Exercise brief → Extract all lines containing "this".
* START Source data *
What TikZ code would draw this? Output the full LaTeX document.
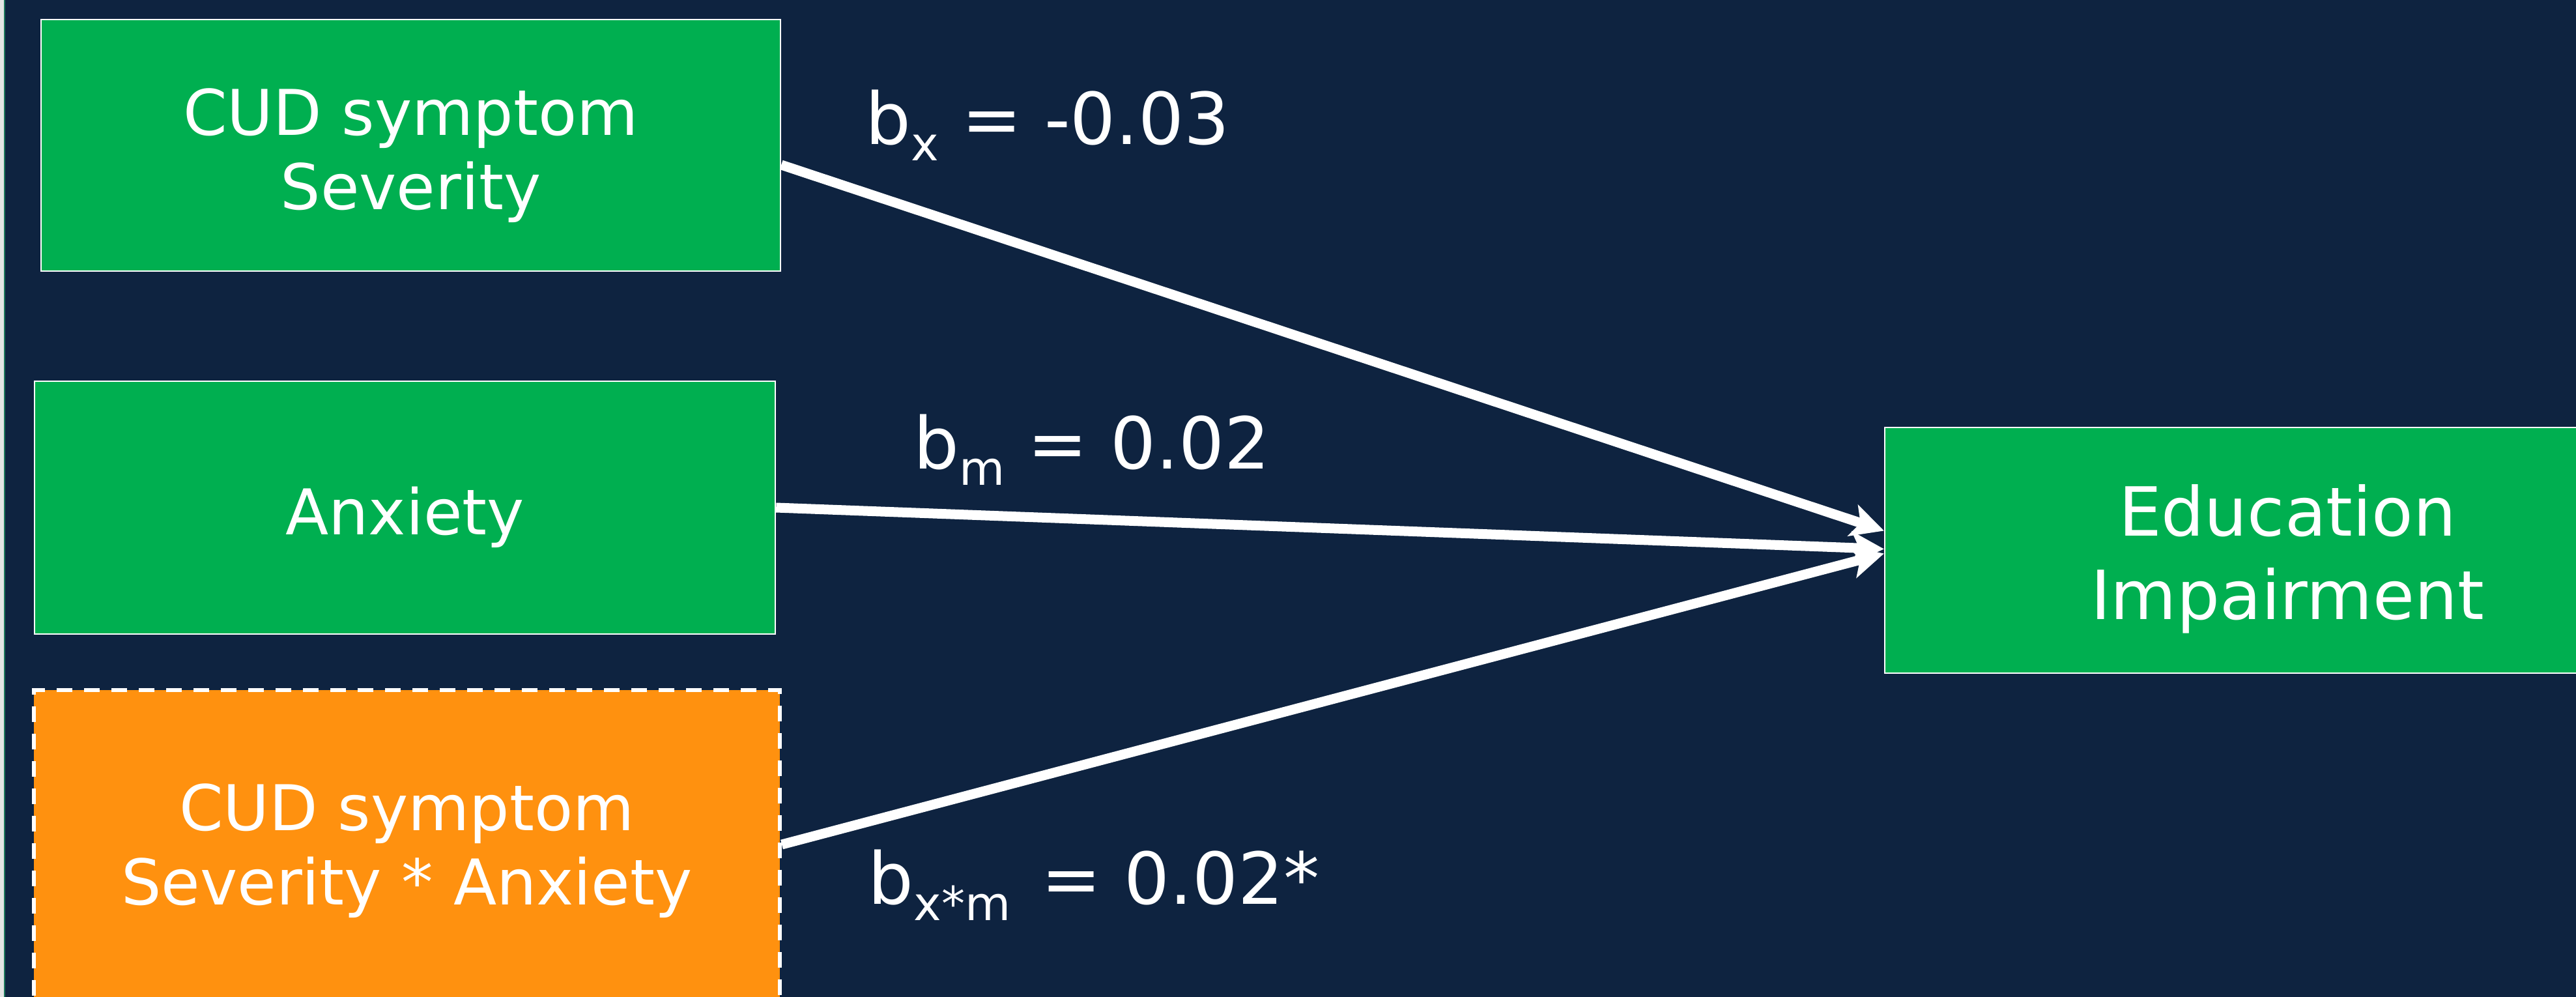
\documentclass[tikz,border=0pt]{standalone}
\usepackage{fontspec}
\setmainfont{DejaVu Sans}
\usetikzlibrary{arrows.meta,calc}
\definecolor{navybg}{RGB}{14,35,64}
\definecolor{boxgreen}{RGB}{0,175,80}
\definecolor{boxorange}{RGB}{255,145,15}
\definecolor{edgegray}{RGB}{228,228,228}
\definecolor{edgeteal}{RGB}{30,122,92}
\newcommand\coefsub[1]{\raisebox{-6.25pt}{\fontsize{18pt}{18pt}\selectfont #1}}
\begin{document}
\begin{tikzpicture}[x=0.25pt,y=-0.25pt,
  greenbox/.style={draw=white, line width=0.6pt, fill=boxgreen, inner sep=0pt},
  orangebox/.style={draw=white, line width=1.5pt, fill=boxorange, inner sep=0pt,
    dash pattern=on 6pt off 4.5pt},
  boxtext/.style={text=white, inner sep=0pt, align=center, anchor=north,
    font=\fontsize{24.2pt}{28.5pt}\selectfont},
  bigtext/.style={text=white, inner sep=0pt, align=center, anchor=north,
    font=\fontsize{26pt}{32pt}\selectfont},
  coef/.style={text=white, inner sep=0pt, anchor=base west,
    font=\fontsize{27.5pt}{30pt}\selectfont},
  conn/.style={draw=white, line width=3.75pt,
    -{Stealth[length=12.5pt, width=12.5pt, inset=3pt]}}]
\useasboundingbox (0,0) rectangle (3954,1530);
\clip (0,0) rectangle (3954,1530);
\fill[navybg] (0,0) rectangle (3954,1530);
\fill[edgegray] (0,0) rectangle (5.7,1530);
\fill[edgeteal] (5.7,0) rectangle (8,1530);

% boxes
\node[greenbox, minimum width=283.75pt, minimum height=96.5pt] (box1) at (630.5,223) {};
\node[greenbox, minimum width=284.25pt, minimum height=97pt] (box2) at (621.5,779) {};
\node[orangebox, minimum width=286.25pt, minimum height=135.25pt] (box3) at (624.5,1329.5) {};
\node[greenbox, minimum width=309pt, minimum height=94.25pt] (box4) at (3511,844.5) {};

% box texts
\node[boxtext] (box1txt) at (630.5,135) {CUD symptom\\Severity};
\node[boxtext] (box2txt) at (621.5,746) {Anxiety};
\node[boxtext] (box3txt) at (624.5,1202) {CUD symptom\\Severity * Anxiety};
\node[bigtext] (box4txt) at (3511,743) {Education\\Impairment};

% connectors
\draw[conn] ($(box1.east)+(0,30)$) -- ($(box4.west)+(0,-30)$);
\draw[conn] (box2.east) -- ($(box4.west)+(0,-2)$);
\draw[conn] ($(box3.east)+(0,-33.5)$) -- ($(box4.west)+(0,5)$);

% coefficient labels
\node[coef] (lbx) at (1328,222) {b\coefsub{x} = -0.03};
\node[coef] (lbm) at (1402,719) {b\coefsub{m} = 0.02};
\node[coef] (lbxm) at (1332,1387) {b\coefsub{x*m}\hspace{3pt} = 0.02*};
\end{tikzpicture}
\end{document}
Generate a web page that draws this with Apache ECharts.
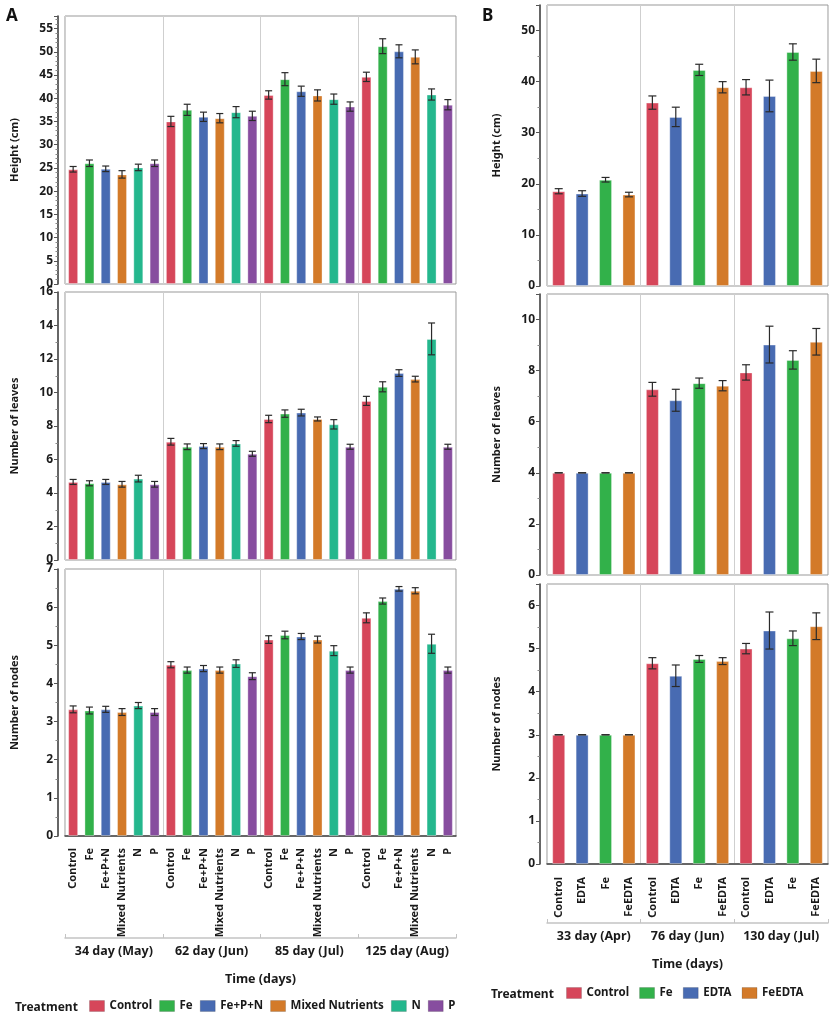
<!DOCTYPE html>
<html lang="en">
<head>
<meta charset="UTF-8">
<title>Growth charts</title>
<style>
    html, body { margin: 0; padding: 0; background: #fff; }
    #main { width: 834px; height: 1017px; }
</style>
</head>
<body>
<div id="main"></div>
<script src="https://cdn.jsdelivr.net/npm/echarts@6/dist/echarts.min.js"></script>
<script>
    // ---- data: panel A ----
    var treatA = ['Control', 'Fe', 'Fe+P+N', 'Mixed Nutrients', 'N', 'P'];
    var groupsA = ['34 day (May)', '62 day (Jun)', '85 day (Jul)', '125 day (Aug)'];
    var colorsA = ['#d6465a', '#32b14a', '#486bb2', '#d37a29', '#24b78d', '#874d9f'];

    var heightA = [
        [24.7, 26.0, 24.8, 23.6, 25.1, 26.0],
        [35.0, 37.5, 36.0, 35.7, 37.0, 36.2],
        [40.7, 44.1, 41.5, 40.6, 39.8, 38.2],
        [44.6, 51.2, 50.1, 48.9, 40.8, 38.6]
    ];
    var heightAErr = [
        [0.6, 0.7, 0.6, 0.8, 0.7, 0.7],
        [1.1, 1.2, 1.0, 1.0, 1.2, 1.0],
        [0.9, 1.4, 1.1, 1.2, 1.1, 1.0],
        [1.0, 1.6, 1.4, 1.5, 1.2, 1.1]
    ];
    var leavesA = [
        [4.66, 4.58, 4.66, 4.52, 4.86, 4.52],
        [7.06, 6.76, 6.80, 6.76, 6.96, 6.34],
        [8.42, 8.74, 8.80, 8.42, 8.10, 6.76],
        [9.50, 10.34, 11.16, 10.80, 13.20, 6.76]
    ];
    var leavesAErr = [
        [0.15, 0.15, 0.15, 0.17, 0.2, 0.17],
        [0.2, 0.17, 0.15, 0.17, 0.17, 0.15],
        [0.22, 0.22, 0.2, 0.12, 0.28, 0.15],
        [0.27, 0.3, 0.2, 0.17, 0.95, 0.15]
    ];
    var nodesA = [
        [3.32, 3.29, 3.32, 3.25, 3.42, 3.25],
        [4.49, 4.35, 4.39, 4.35, 4.52, 4.19],
        [5.15, 5.27, 5.23, 5.15, 4.86, 4.35],
        [5.72, 6.16, 6.48, 6.43, 5.04, 4.35]
    ];
    var nodesAErr = [
        [0.09, 0.09, 0.08, 0.09, 0.08, 0.09],
        [0.08, 0.08, 0.08, 0.08, 0.1, 0.09],
        [0.1, 0.1, 0.08, 0.09, 0.13, 0.08],
        [0.13, 0.08, 0.06, 0.08, 0.25, 0.08]
    ];

    // ---- data: panel B ----
    var treatB = ['Control', 'EDTA', 'Fe', 'FeEDTA'];
    var groupsB = ['33 day (Apr)', '76 day (Jun)', '130 day (Jul)'];
    var colorsB = ['#d6465a', '#486bb2', '#32b14a', '#d37a29'];
    var legendB = ['Control', 'Fe', 'EDTA', 'FeEDTA'];

    var heightB = [
        [18.55, 18.1, 20.8, 17.9],
        [35.9, 33.1, 42.3, 38.9],
        [38.9, 37.2, 45.8, 42.1]
    ];
    var heightBErr = [
        [0.5, 0.55, 0.45, 0.45],
        [1.3, 1.9, 1.1, 1.1],
        [1.5, 3.1, 1.6, 2.3]
    ];
    var leavesB = [
        [4, 4, 4, 4],
        [7.27, 6.84, 7.51, 7.41],
        [7.93, 9.02, 8.42, 9.13]
    ];
    var leavesBErr = [
        [0, 0, 0, 0],
        [0.27, 0.43, 0.2, 0.2],
        [0.3, 0.72, 0.36, 0.52]
    ];
    var nodesB = [
        [3, 3, 3, 3],
        [4.66, 4.37, 4.76, 4.71],
        [5.0, 5.42, 5.24, 5.52]
    ];
    var nodesBErr = [
        [0, 0, 0, 0],
        [0.13, 0.25, 0.08, 0.08],
        [0.12, 0.43, 0.17, 0.31]
    ];

    var FONT = '"Noto Sans", "DejaVu Sans", sans-serif';
    var option = {
        animation: false,
        backgroundColor: '#fff',
        textStyle: { fontFamily: FONT },
        grid: [], xAxis: [], yAxis: [], series: [], legend: [], graphic: []
    };

    function addPanel(p) {
        var gi = option.grid.length;
        var nT = p.treat.length;
        option.grid.push({
            left: p.left, top: p.top, width: p.width, height: p.height,
            show: true, borderColor: '#999', borderWidth: 1, backgroundColor: 'transparent',
            outerBoundsMode: 'none', containLabel: false
        });

        var cats = [];
        p.groups.forEach(function (g, gIdx) {
            p.treat.forEach(function (t) { cats.push(gIdx + '|' + t); });
        });

        var xi = option.xAxis.length;
        option.xAxis.push({
            type: 'category', gridIndex: gi, data: cats, position: 'bottom',
            offset: p.axisOff || 0,
            axisLine: { show: !!p.showX, lineStyle: { color: '#444', width: 1.5 } },
            axisTick: { show: false },
            splitLine: { show: false },
            axisLabel: {
                show: !!p.showX, interval: 0, rotate: 90, margin: 4,
                fontSize: 11, fontWeight: 'bold', color: '#1a1a1a', fontFamily: FONT,
                formatter: function (v) { return v.split('|')[1]; }
            }
        });
        option.xAxis.push({
            type: 'category', gridIndex: gi, data: p.groups, position: 'bottom',
            offset: p.groupOff || 0,
            axisLine: { show: !!p.showX, lineStyle: { color: '#c4c4c4', width: 1.5 } },
            axisTick: { show: !!p.showX, inside: true, length: 4, interval: 0, lineStyle: { color: '#c4c4c4' } },
            splitLine: { show: true, interval: 0, lineStyle: { color: '#cfcfcf', width: 1 } },
            axisLabel: {
                show: !!p.showX, interval: 0, margin: 7,
                fontSize: 12.5, fontWeight: 'bold', color: '#1a1a1a', fontFamily: FONT
            },
            name: p.showX ? 'Time (days)' : '', nameLocation: 'middle', nameGap: 35,
            nameTextStyle: { fontSize: 12.5, fontWeight: 'bold', color: '#1a1a1a', fontFamily: FONT }
        });

        option.yAxis.push({
            type: 'value', gridIndex: gi, min: 0, max: p.max, interval: p.interval,
            position: 'left', offset: 7,
            axisLine: { show: true, lineStyle: { color: '#333', width: 1.5 } },
            axisTick: { show: true, length: 4, lineStyle: { color: '#555' } },
            minorTick: { show: true, splitNumber: p.minor, length: 2.5, lineStyle: { color: '#888' } },
            splitLine: { show: false },
            axisLabel: {
                margin: 5, fontSize: 12, fontWeight: 'bold', color: '#1a1a1a', fontFamily: FONT,
                showMaxLabel: p.showMax
            },
            name: p.yName, nameLocation: 'middle', nameGap: 38,
            nameTextStyle: { fontSize: 11, fontWeight: 'bold', color: '#1a1a1a', fontFamily: FONT }
        });

        p.treat.forEach(function (t, ti) {
            var d = cats.map(function (c, ci) {
                return ci % nT === ti ? p.mean[Math.floor(ci / nT)][ti] : '-';
            });
            option.series.push({
                type: 'bar', name: t, xAxisIndex: xi, yAxisIndex: gi, data: d,
                barWidth: p.barW, barGap: '-100%',
                itemStyle: { color: p.colors[ti], borderColor: 'rgba(255,255,255,0.35)', borderWidth: 1 }
            });
        });

        var errData = [];
        cats.forEach(function (c, ci) {
            var g = Math.floor(ci / nT), t = ci % nT;
            var m = p.mean[g][t], e = p.err[g][t];
            errData.push([ci, m - e, m + e]);
        });
        var capW = p.capW;
        option.series.push({
            type: 'custom', xAxisIndex: xi, yAxisIndex: gi, data: errData, z: 10,
            encode: { x: 0, y: [1, 2] }, silent: true,
            renderItem: function (params, api) {
                var lo = api.coord([api.value(0), api.value(1)]);
                var hi = api.coord([api.value(0), api.value(2)]);
                var st = { stroke: '#2a2a2a', lineWidth: 1.2 };
                var w = capW / 2;
                return {
                    type: 'group', children: [
                        { type: 'line', shape: { x1: hi[0], y1: hi[1], x2: lo[0], y2: lo[1] }, style: st },
                        { type: 'line', shape: { x1: hi[0] - w, y1: hi[1], x2: hi[0] + w, y2: hi[1] }, style: st },
                        { type: 'line', shape: { x1: lo[0] - w, y1: lo[1], x2: lo[0] + w, y2: lo[1] }, style: st }
                    ]
                };
            }
        });
    }

    // panel A
    var aBase = { treat: treatA, groups: groupsA, colors: colorsA, left: 65, width: 391, barW: 10, capW: 7 };
    addPanel(Object.assign({}, aBase, { top: 16, height: 268, mean: heightA, err: heightAErr,
        yName: 'Height (cm)', max: 57.7, interval: 5, minor: 5, showMax: false }));
    addPanel(Object.assign({}, aBase, { top: 292, height: 268, mean: leavesA, err: leavesAErr,
        yName: 'Number of leaves', max: 16, interval: 2, minor: 2, showMax: true }));
    addPanel(Object.assign({}, aBase, { top: 569, height: 267, mean: nodesA, err: nodesAErr,
        yName: 'Number of nodes', max: 7, interval: 1, minor: 2, showMax: true,
        showX: true, axisOff: 8, groupOff: 102 }));

    // panel B
    var bBase = { treat: treatB, groups: groupsB, colors: colorsB, left: 547, width: 281, barW: 13, capW: 8 };
    addPanel(Object.assign({}, bBase, { top: 5, height: 281, mean: heightB, err: heightBErr,
        yName: 'Height (cm)', max: 55, interval: 10, minor: 2, showMax: false }));
    addPanel(Object.assign({}, bBase, { top: 294, height: 281, mean: leavesB, err: leavesBErr,
        yName: 'Number of leaves', max: 11, interval: 2, minor: 2, showMax: false }));
    addPanel(Object.assign({}, bBase, { top: 584, height: 280, mean: nodesB, err: nodesBErr,
        yName: 'Number of nodes', max: 6.5, interval: 1, minor: 2, showMax: false,
        showX: true, axisOff: 9, groupOff: 59 }));

    var legendText = { fontSize: 11.5, fontWeight: 'bold', color: '#1a1a1a', fontFamily: FONT };
    option.legend.push({
        data: treatA, left: 89, top: 1000, icon: 'rect', itemWidth: 15, itemHeight: 11,
        itemGap: 7, textStyle: legendText, padding: 0, selectedMode: false,
        itemStyle: { borderColor: 'rgba(0,0,0,0.15)', borderWidth: 1 }
    });
    option.legend.push({
        data: legendB, left: 566, top: 987, icon: 'rect', itemWidth: 15, itemHeight: 11,
        itemGap: 10, textStyle: legendText, padding: 0, selectedMode: false,
        itemStyle: { borderColor: 'rgba(0,0,0,0.15)', borderWidth: 1 }
    });

    option.graphic = [
        { type: 'text', left: 6, top: 8, style: { text: 'A', font: 'bold 17px ' + FONT, fill: '#111' } },
        { type: 'text', left: 482, top: 8, style: { text: 'B', font: 'bold 17px ' + FONT, fill: '#111' } },
        { type: 'text', left: 15, top: 1002, style: { text: 'Treatment', font: 'bold 12px ' + FONT, fill: '#1a1a1a' } },
        { type: 'text', left: 491, top: 989, style: { text: 'Treatment', font: 'bold 12px ' + FONT, fill: '#1a1a1a' } }
    ];

    var myChart = echarts.init(document.getElementById('main'));
    myChart.setOption(option);
</script>
</body>
</html>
* END Source data *
Exercise response →
What TikZ code would draw this? Output the full LaTeX document.
Generate a web page that draws this with Apache ECharts.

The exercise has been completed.